--- Begin Dataset ---

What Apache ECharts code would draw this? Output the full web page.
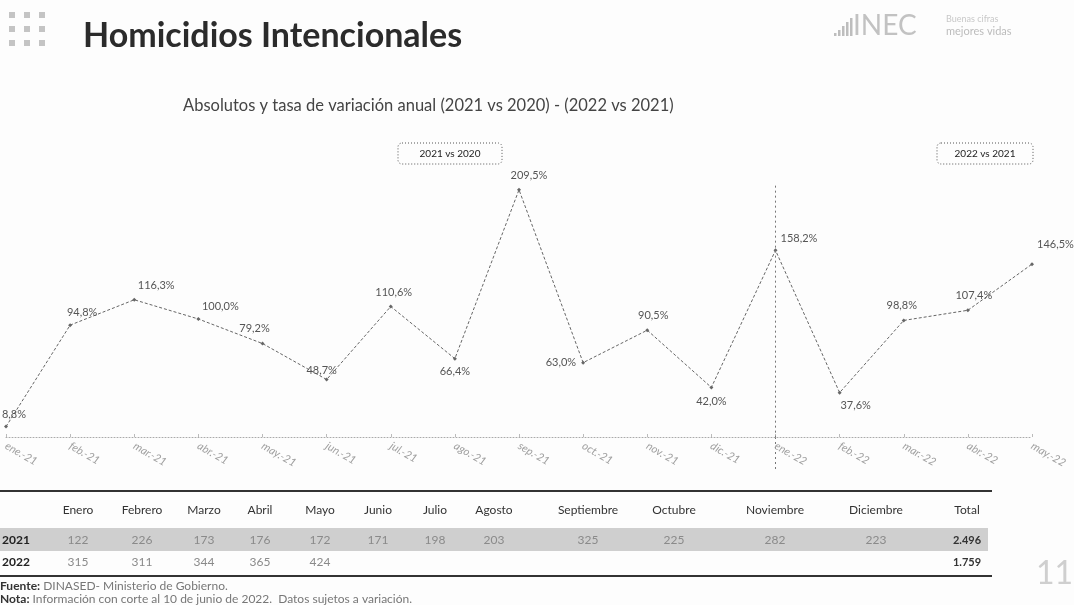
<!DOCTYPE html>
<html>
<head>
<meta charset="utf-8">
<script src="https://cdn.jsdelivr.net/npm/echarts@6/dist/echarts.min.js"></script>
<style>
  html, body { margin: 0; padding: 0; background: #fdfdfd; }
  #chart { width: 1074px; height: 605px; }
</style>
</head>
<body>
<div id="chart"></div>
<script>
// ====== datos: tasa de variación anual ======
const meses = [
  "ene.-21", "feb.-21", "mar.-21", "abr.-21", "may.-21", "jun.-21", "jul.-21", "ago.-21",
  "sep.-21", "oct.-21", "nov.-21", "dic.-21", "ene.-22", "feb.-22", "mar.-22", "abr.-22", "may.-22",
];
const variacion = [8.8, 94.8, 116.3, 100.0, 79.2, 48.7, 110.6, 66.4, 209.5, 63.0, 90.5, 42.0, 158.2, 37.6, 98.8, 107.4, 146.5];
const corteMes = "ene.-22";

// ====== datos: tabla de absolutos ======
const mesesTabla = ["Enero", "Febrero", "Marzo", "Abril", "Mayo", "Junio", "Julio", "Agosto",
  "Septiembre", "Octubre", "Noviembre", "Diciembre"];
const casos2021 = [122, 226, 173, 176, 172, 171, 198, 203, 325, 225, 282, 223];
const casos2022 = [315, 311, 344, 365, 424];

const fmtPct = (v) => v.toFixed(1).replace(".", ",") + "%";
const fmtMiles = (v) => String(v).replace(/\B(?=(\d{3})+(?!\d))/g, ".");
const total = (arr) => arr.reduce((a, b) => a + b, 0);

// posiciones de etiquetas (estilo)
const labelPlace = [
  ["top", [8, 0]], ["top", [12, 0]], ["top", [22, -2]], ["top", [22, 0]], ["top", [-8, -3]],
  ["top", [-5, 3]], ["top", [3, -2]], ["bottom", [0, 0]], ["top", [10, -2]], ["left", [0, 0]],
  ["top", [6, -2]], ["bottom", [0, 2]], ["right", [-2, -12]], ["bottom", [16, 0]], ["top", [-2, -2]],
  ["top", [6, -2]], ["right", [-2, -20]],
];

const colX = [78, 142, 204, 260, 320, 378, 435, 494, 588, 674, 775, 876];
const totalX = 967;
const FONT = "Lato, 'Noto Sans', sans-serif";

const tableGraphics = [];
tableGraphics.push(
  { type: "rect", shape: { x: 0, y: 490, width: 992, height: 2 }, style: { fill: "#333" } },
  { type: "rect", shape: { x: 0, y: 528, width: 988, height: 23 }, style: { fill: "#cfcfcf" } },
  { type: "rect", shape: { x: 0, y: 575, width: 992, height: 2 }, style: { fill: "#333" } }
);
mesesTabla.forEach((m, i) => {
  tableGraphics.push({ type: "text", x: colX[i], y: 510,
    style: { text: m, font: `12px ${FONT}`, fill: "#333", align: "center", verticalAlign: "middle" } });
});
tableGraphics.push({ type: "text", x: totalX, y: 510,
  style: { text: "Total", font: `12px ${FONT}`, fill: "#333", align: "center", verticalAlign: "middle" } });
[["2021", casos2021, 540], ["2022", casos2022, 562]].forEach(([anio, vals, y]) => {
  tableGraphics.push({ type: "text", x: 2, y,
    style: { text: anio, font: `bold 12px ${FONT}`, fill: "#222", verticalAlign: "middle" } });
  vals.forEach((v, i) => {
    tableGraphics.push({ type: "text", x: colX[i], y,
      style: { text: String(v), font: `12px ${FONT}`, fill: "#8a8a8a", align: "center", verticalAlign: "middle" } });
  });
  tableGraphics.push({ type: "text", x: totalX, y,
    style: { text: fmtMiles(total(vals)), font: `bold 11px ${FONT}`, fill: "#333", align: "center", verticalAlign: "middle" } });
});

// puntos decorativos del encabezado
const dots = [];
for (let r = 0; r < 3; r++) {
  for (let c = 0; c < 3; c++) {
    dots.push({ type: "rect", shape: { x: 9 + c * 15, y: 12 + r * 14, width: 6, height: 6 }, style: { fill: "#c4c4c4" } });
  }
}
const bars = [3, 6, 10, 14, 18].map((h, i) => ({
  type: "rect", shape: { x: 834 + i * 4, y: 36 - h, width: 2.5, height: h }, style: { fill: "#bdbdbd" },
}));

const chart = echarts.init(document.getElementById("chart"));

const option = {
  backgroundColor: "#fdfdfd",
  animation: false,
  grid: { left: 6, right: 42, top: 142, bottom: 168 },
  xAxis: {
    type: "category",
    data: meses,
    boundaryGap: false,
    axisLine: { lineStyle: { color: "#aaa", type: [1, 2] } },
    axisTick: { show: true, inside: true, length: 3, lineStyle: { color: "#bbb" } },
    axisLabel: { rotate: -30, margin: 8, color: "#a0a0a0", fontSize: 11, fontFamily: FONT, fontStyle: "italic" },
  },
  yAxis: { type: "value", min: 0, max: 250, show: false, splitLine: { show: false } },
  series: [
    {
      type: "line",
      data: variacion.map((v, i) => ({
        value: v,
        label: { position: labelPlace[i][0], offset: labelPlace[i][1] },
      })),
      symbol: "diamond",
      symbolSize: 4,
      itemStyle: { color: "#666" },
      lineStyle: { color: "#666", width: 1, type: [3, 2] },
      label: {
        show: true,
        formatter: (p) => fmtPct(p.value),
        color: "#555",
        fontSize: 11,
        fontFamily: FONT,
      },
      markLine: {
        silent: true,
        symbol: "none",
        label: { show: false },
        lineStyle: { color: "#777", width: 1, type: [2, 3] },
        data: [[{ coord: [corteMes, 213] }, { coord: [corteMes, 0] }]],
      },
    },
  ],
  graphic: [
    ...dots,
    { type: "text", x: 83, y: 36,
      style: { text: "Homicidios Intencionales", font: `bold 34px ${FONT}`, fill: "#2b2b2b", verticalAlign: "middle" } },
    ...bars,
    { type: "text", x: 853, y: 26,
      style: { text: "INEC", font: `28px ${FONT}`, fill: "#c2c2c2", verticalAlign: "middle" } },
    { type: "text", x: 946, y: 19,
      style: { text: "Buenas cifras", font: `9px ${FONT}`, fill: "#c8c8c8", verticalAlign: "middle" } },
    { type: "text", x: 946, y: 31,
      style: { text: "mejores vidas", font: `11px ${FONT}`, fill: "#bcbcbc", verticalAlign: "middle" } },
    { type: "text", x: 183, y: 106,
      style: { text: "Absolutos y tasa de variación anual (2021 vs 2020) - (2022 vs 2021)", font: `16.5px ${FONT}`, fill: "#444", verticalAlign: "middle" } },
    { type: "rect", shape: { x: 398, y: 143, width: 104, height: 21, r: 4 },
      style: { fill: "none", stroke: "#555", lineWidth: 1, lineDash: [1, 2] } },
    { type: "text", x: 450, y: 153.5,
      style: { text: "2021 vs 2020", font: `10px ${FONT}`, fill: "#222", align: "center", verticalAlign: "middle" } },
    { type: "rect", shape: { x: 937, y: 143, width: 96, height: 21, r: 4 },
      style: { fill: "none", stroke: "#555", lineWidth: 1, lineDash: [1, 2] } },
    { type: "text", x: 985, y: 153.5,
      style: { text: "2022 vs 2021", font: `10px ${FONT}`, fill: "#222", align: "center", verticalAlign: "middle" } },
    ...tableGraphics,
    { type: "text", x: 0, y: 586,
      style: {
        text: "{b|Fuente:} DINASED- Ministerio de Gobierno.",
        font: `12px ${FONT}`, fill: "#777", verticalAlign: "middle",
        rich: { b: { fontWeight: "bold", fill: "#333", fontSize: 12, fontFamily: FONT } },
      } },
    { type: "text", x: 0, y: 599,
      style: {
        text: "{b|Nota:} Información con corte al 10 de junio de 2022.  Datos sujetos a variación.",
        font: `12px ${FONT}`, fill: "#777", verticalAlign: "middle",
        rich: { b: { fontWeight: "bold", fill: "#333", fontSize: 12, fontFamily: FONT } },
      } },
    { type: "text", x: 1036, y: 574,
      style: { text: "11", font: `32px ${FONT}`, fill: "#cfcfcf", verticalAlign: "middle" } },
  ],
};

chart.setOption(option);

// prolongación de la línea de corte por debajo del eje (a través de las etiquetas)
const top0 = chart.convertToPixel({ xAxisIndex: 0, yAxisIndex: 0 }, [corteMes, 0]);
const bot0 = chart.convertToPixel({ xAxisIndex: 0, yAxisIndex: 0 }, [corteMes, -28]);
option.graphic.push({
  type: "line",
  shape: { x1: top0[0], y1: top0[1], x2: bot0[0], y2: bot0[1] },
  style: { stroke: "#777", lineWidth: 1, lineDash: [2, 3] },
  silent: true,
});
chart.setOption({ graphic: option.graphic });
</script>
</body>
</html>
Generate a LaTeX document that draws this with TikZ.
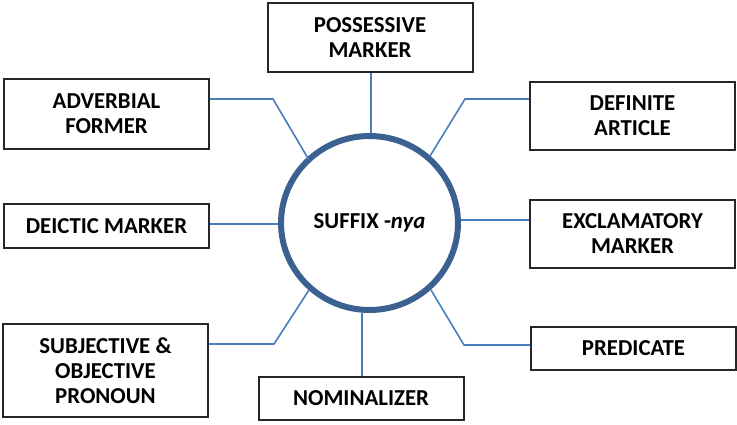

--- End Dataset ---

> _Set problem_
In the records above, find the lines containing "this" and copy them.

> _Task result_
What Apache ECharts code would draw this? Output the full web page.
Generate a LaTeX document that draws this with TikZ.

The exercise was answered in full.